Programming tool to automate parts of the compilation process

GNU Automake is a software development tool to automate parts of the compilation process. It eases common compilation problems. For example, it points to needed dependencies.

It automatically generates one or more Makefile.in from files called Makefile.am. Each Makefile.am contains, among other things, useful variable definitions for the compiled software, such as compiler and linker flags, dependencies and their versions, etc. The generated "Makefile.in"s are portable and compliant with the Makefile conventions in the GNU Coding Standards, and may be used by configure scripts to generate a working Makefile.
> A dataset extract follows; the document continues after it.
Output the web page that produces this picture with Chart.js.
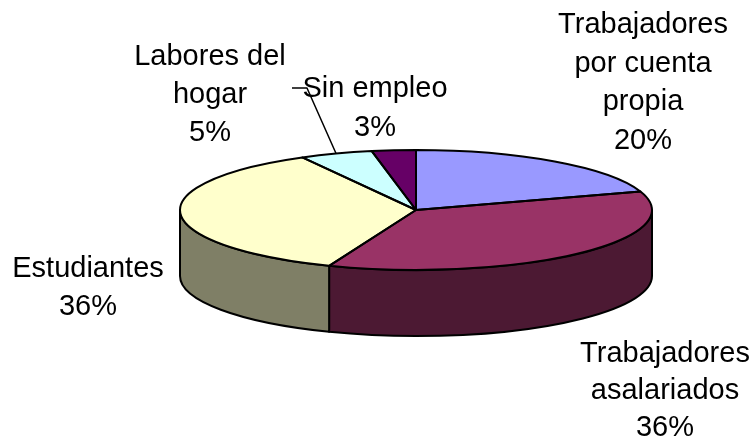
<!DOCTYPE html>
<html>
<head>
<meta charset="utf-8">
<style>html,body{margin:0;padding:0;background:#fff}canvas{display:block}</style>
<script src="https://cdn.jsdelivr.net/npm/chart.js@4"></script>
</head>
<body>
<canvas id="c" width="755" height="441"></canvas>
<script>
const categories = ["Trabajadores por cuenta propia","Trabajadores asalariados","Estudiantes","Labores del hogar","Sin empleo"];
const shares = [20,36,36,5,3];
const topColors = ["#9999FF","#993366","#FFFFCC","#CCFFFF","#660066"];
const sideColors = ["#4C4C7F","#4C1933","#7F7F66","#667F7F","#330033"];
const labelLines = [["Trabajadores","por cuenta","propia"],["Trabajadores","asalariados"],["Estudiantes"],["Labores del","hogar"],["Sin empleo"]];
const labelCenters = [[643,25,38.7],[665,354,37],[88,269,38],[210,57,38],[375,89,39]];

const RX = 236, RY = 60, DEPTH = 66;

const pie3d = {
  id: "pie3d",
  beforeDatasetsDraw(chart) {
    const ctx = chart.ctx, arcs = chart.getDatasetMeta(0).data;
    const cx = arcs[0].x, cy = arcs[0].y, r = arcs[0].outerRadius;
    ctx.save();
    ctx.lineWidth = 2; ctx.strokeStyle = "#000"; ctx.lineJoin = "round";
    arcs.forEach((a, i) => {
      const b0 = Math.max(a.startAngle, 0), b1 = Math.min(a.endAngle, Math.PI);
      if (b1 > b0) {
        ctx.beginPath();
        ctx.ellipse(cx, cy + DEPTH, RX, RY, 0, b0, b1, false);
        ctx.ellipse(cx, cy, RX, RY, 0, b1, b0, true);
        ctx.closePath();
        ctx.fillStyle = sideColors[i];
        ctx.fill(); ctx.stroke();
      }
    });
    ctx.restore();
    ctx.save();
    ctx.translate(cx, cy);
    ctx.scale(RX / r, RY / r);
    ctx.translate(-cx, -cy);
  },
  afterDatasetsDraw(chart) {
    const ctx = chart.ctx, arcs = chart.getDatasetMeta(0).data;
    ctx.restore();
    const cx = arcs[0].x, cy = arcs[0].y;
    ctx.save();
    ctx.lineWidth = 2; ctx.strokeStyle = "#000"; ctx.lineJoin = "round";
    arcs.forEach(a => {
      ctx.beginPath();
      ctx.moveTo(cx, cy);
      ctx.ellipse(cx, cy, RX, RY, 0, a.startAngle, a.endAngle, false);
      ctx.closePath();
      ctx.stroke();
    });
    // leader line for the "Labores del hogar" slice
    const m = (arcs[3].startAngle + arcs[3].endAngle) / 2;
    ctx.lineWidth = 1.5;
    ctx.beginPath();
    ctx.moveTo(cx + RX * Math.cos(m), cy + RY * Math.sin(m));
    ctx.lineTo(307, 88);
    ctx.lineTo(292, 88);
    ctx.stroke();
    // labels
    ctx.fillStyle = "#000";
    ctx.font = '29px "Liberation Sans", Arial, sans-serif';
    ctx.textAlign = "center"; ctx.textBaseline = "middle";
    labelLines.forEach((lines, i) => {
      const [x, y, lh] = labelCenters[i];
      lines.concat([shares[i] + "%"]).forEach((t, k) => ctx.fillText(t, x, y + k * lh));
    });
    ctx.restore();
  }
};

new Chart(document.getElementById("c"), {
  type: "pie",
  data: { labels: categories, datasets: [{ data: shares, backgroundColor: topColors, borderWidth: 0 }] },
  options: {
    responsive: false, animation: false,
    layout: { padding: { left: 77, right: 0, top: 0, bottom: 21 } },
    plugins: { legend: { display: false }, tooltip: { enabled: false } }
  },
  plugins: [pie3d]
});
</script>
</body>
</html>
The Free Software Foundation maintains automake as one of the GNU programs, and as part of the GNU build system. It is used to build several GNU applications and libraries, such as GTK, as well as non-GNU software such as XCircuit.

== Process ==

Flow diagram of autoconf and automake

Automake aims to allow the programmer to write a makefile in a higher-level language, rather than having to write the whole makefile manually. In simple cases, it suffices to give:
- A line that declares the name of the program to build
- A list of source files
- A list of command-line options to be passed to the compiler (for example, in which directories header files will be found)
- A list of command-line options to be passed to the linker (which libraries the program needs and in what directories they are to be found)

Automake also takes care of automatically generating the dependency information, so that when a source file is modified, the next invocation of the make command will know which source files need to be recompiled. If the compiler allows it, Automake tries to make the dependency system dynamic: whenever a source file is compiled, that file's dependencies are updated by asking the compiler to regenerate the file's dependency list. In other words, dependency tracking is a side effect of the compilation process.

This attempts to avoid the problem with some static dependency systems, where the dependencies are detected only once when the programmer starts working on the project.

== Design ==
Automake is written in Perl and must be used with GNU Autoconf. Automake contains the following commands:
- aclocal
- automake

aclocal, however, is a general-purpose program that can be useful to autoconf users. The GNU Compiler Collection (GCC), for example, uses aclocal even though its makefile is hand written.

Like Autoconf, Automake is not entirely backward compatible. For example, a project created with automake 1.13 will not necessarily work with automake 1.14.